Cette session revêt une importance particulière en raison de la sensibilité des projets de loi actuellement à l’étude, notamment la réforme de la procédure pénale et la présentation imminente du nouveau Code de la famille. Notre ambition est d’accompagner la structuration de ces textes en proposant des amendements à la hauteur des attentes des citoyens. L’action législative sera menée, comme de coutume, en parallèle avec les autres missions du Parlement, en particulier l’évaluation des politiques publiques et du travail gouvernemental dans son ensemble.
 

La diplomatie parlementaire reste-t-elle une priorité pour les élus ?

 
Absolument. Plus que jamais, la diplomatie parlementaire s’impose comme un levier stratégique pour consolider les acquis obtenus ces dernières années. L’objectif est de renforcer, à l’échelle internationale, les positions du Maroc sur les grands dossiers géopolitiques et géostratégiques, dans un contexte régional et mondial caractérisé par l’incertitude, les bouleversements imprévus, et l’émergence de nouvelles dynamiques géopolitiques et géoéconomiques. La question du Sahara marocain demeure, bien entendu, au cœur de cette action diplomatique, en tant que priorité absolue.
 

Les critiques sur la communication gouvernementale persistent. Comment y remédier ?

 
Il est vrai que l’évaluation d’une stratégie de communication peut parfois être subjective. Cela dit, il est indéniable que la communication joue un rôle essentiel dans toute démarche politique. Il est donc impératif de la renforcer afin de restaurer la confiance des citoyens. Cela passe par plus de transparence dans la conduite des politiques publiques et dans le fonctionnement des institutions. Aujourd’hui, l’ensemble des partis et des responsables politiques, quelle que soit leur orientation, doivent s’engager à rétablir un dialogue sincère et constructif avec l’opinion publique, en particulier dans un contexte aussi délicat que celui que nous traversons.

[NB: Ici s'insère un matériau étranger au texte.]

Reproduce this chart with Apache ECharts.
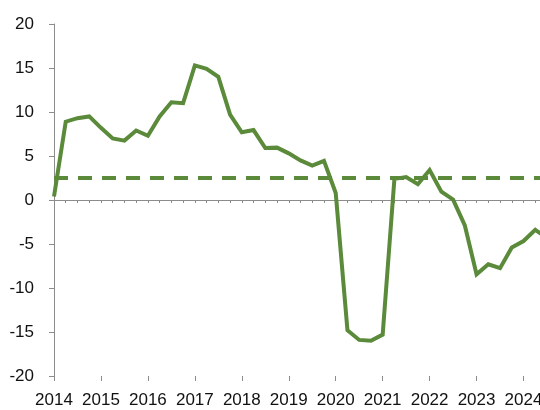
<!DOCTYPE html>
<html>
<head>
<meta charset="utf-8">
<script src="https://cdn.jsdelivr.net/npm/echarts@6/dist/echarts.min.js"></script>
<style>
html,body{margin:0;padding:0;background:#fff;}
#c{width:540px;height:410px;}
</style>
</head>
<body>
<div id="c"></div>
<script>
// Quarterly categories 2014Q1 .. 2024Q3
var quarters = [];
for (var y = 2014; y <= 2024; y++) {
  for (var q = 1; q <= 4; q++) {
    if (y === 2024 && q === 4) break;
    quarters.push(y + 'Q' + q);
  }
}
var values = [
  0.4, 8.9, 9.3, 9.5,
  8.2, 7.0, 6.75, 7.9,
  7.3, 9.5, 11.1, 11.0,
  15.3, 14.9, 14.0, 9.7,
  7.7, 7.95, 5.9, 5.95,
  5.3, 4.5, 3.9, 4.45,
  0.8, -14.8, -15.9, -16.0,
  -15.3, 2.4, 2.6, 1.8,
  3.4, 0.95, 0.05, -2.9,
  -8.45, -7.3, -7.75, -5.4,
  -4.66, -3.4, -4.3
];
var targetLevel = 2.5;
var yMin = -20, yMax = 20, yStep = 5;

var green = '#5a8a3a';
var axisGrey = '#8c8c8c';
var font = 'Liberation Sans, Arial, sans-serif';

var chart = echarts.init(document.getElementById('c'), null, {renderer: 'canvas'});
chart.setOption({
  animation: false,
  backgroundColor: '#fff',
  grid: {left: 54, top: 24, height: 352, width: 493, containLabel: false, outerBoundsMode: 'none'},
  xAxis: [
    {
      type: 'category', data: quarters, boundaryGap: false, position: 'bottom',
      axisLine: {show: true, onZero: true, lineStyle: {color: axisGrey, width: 1}},
      axisTick: {show: true, interval: 0, length: 3, lineStyle: {color: axisGrey}},
      axisLabel: {show: false}, splitLine: {show: false}
    },
    {
      type: 'category', data: quarters, boundaryGap: false, position: 'bottom',
      axisLine: {show: false, onZero: true},
      axisTick: {show: true, interval: 3, length: 5, lineStyle: {color: axisGrey}},
      axisLabel: {show: false}, splitLine: {show: false}
    },
    {
      type: 'category', data: quarters, boundaryGap: false, position: 'bottom',
      axisLine: {show: false, onZero: false},
      axisTick: {show: false},
      axisLabel: {
        show: true, interval: 3, margin: 16, color: '#111', fontSize: 17, fontFamily: font,
        hideOverlap: false, formatter: function (v) { return v.slice(0, 4); }
      },
      splitLine: {show: false}
    }
  ],
  yAxis: {
    type: 'value', min: yMin, max: yMax, interval: yStep,
    axisLine: {show: true, lineStyle: {color: axisGrey, width: 1}},
    axisTick: {show: true, length: 5, lineStyle: {color: axisGrey}},
    axisLabel: {margin: 20, color: '#111', fontSize: 17, fontFamily: font},
    splitLine: {show: false}
  },
  series: [
    {
      type: 'line', data: values, xAxisIndex: 0, symbol: 'none', smooth: false,
      lineStyle: {color: green, width: 4, join: 'miter'},
      z: 3,
      markLine: {
        silent: true, symbol: 'none', label: {show: false},
        lineStyle: {color: green, width: 4, type: [14, 10]},
        data: [{yAxis: targetLevel}]
      }
    }
  ]
});
</script>
</body>
</html>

Diplomatie parlementaire : Les relations extérieures en top priorité
Lors de l’ouverture de la session, Rachid Talbi El Alami, président de la Chambre des Représentants, a dressé le bilan des activités menées entre les sessions, en mettant en avant les efforts notables dans le domaine des relations extérieures. Il a souligné l’importance d’une action parlementaire concrète, alignée sur les attentes citoyennes, et a appelé à redoubler d’efforts pour renforcer l’impact des politiques publiques sur les conditions de vie, la performance des services publics et leur proximité des citoyens.
 
Dans un contexte régional et international instable, Talbi El Alami a exhorté à préserver la cohésion nationale et à transcender les clivages politiques, tout en rappelant que les différences sont une richesse à valoriser. Il a également mis en avant les piliers de la résilience marocaine : institutions solides, attachement à la Monarchie, diplomatie proactive et modèle démocratique enraciné.
 
Il a insisté sur la nécessité de renforcer la diplomatie parlementaire, en gardant la question du Sahara comme priorité absolue, conformément aux Hautes Directives Royales. Face aux grands défis mondiaux – conflits, dérèglements climatiques, migrations, raréfaction des ressources – il a plaidé pour une vigilance accrue afin de défendre les intérêts du Royaume et contrer les narrations adverses. Enfin, il a réaffirmé le soutien indéfectible du Maroc à la cause palestinienne, à travers l’action de SM le Roi Mohammed VI et du Comité Al-Qods.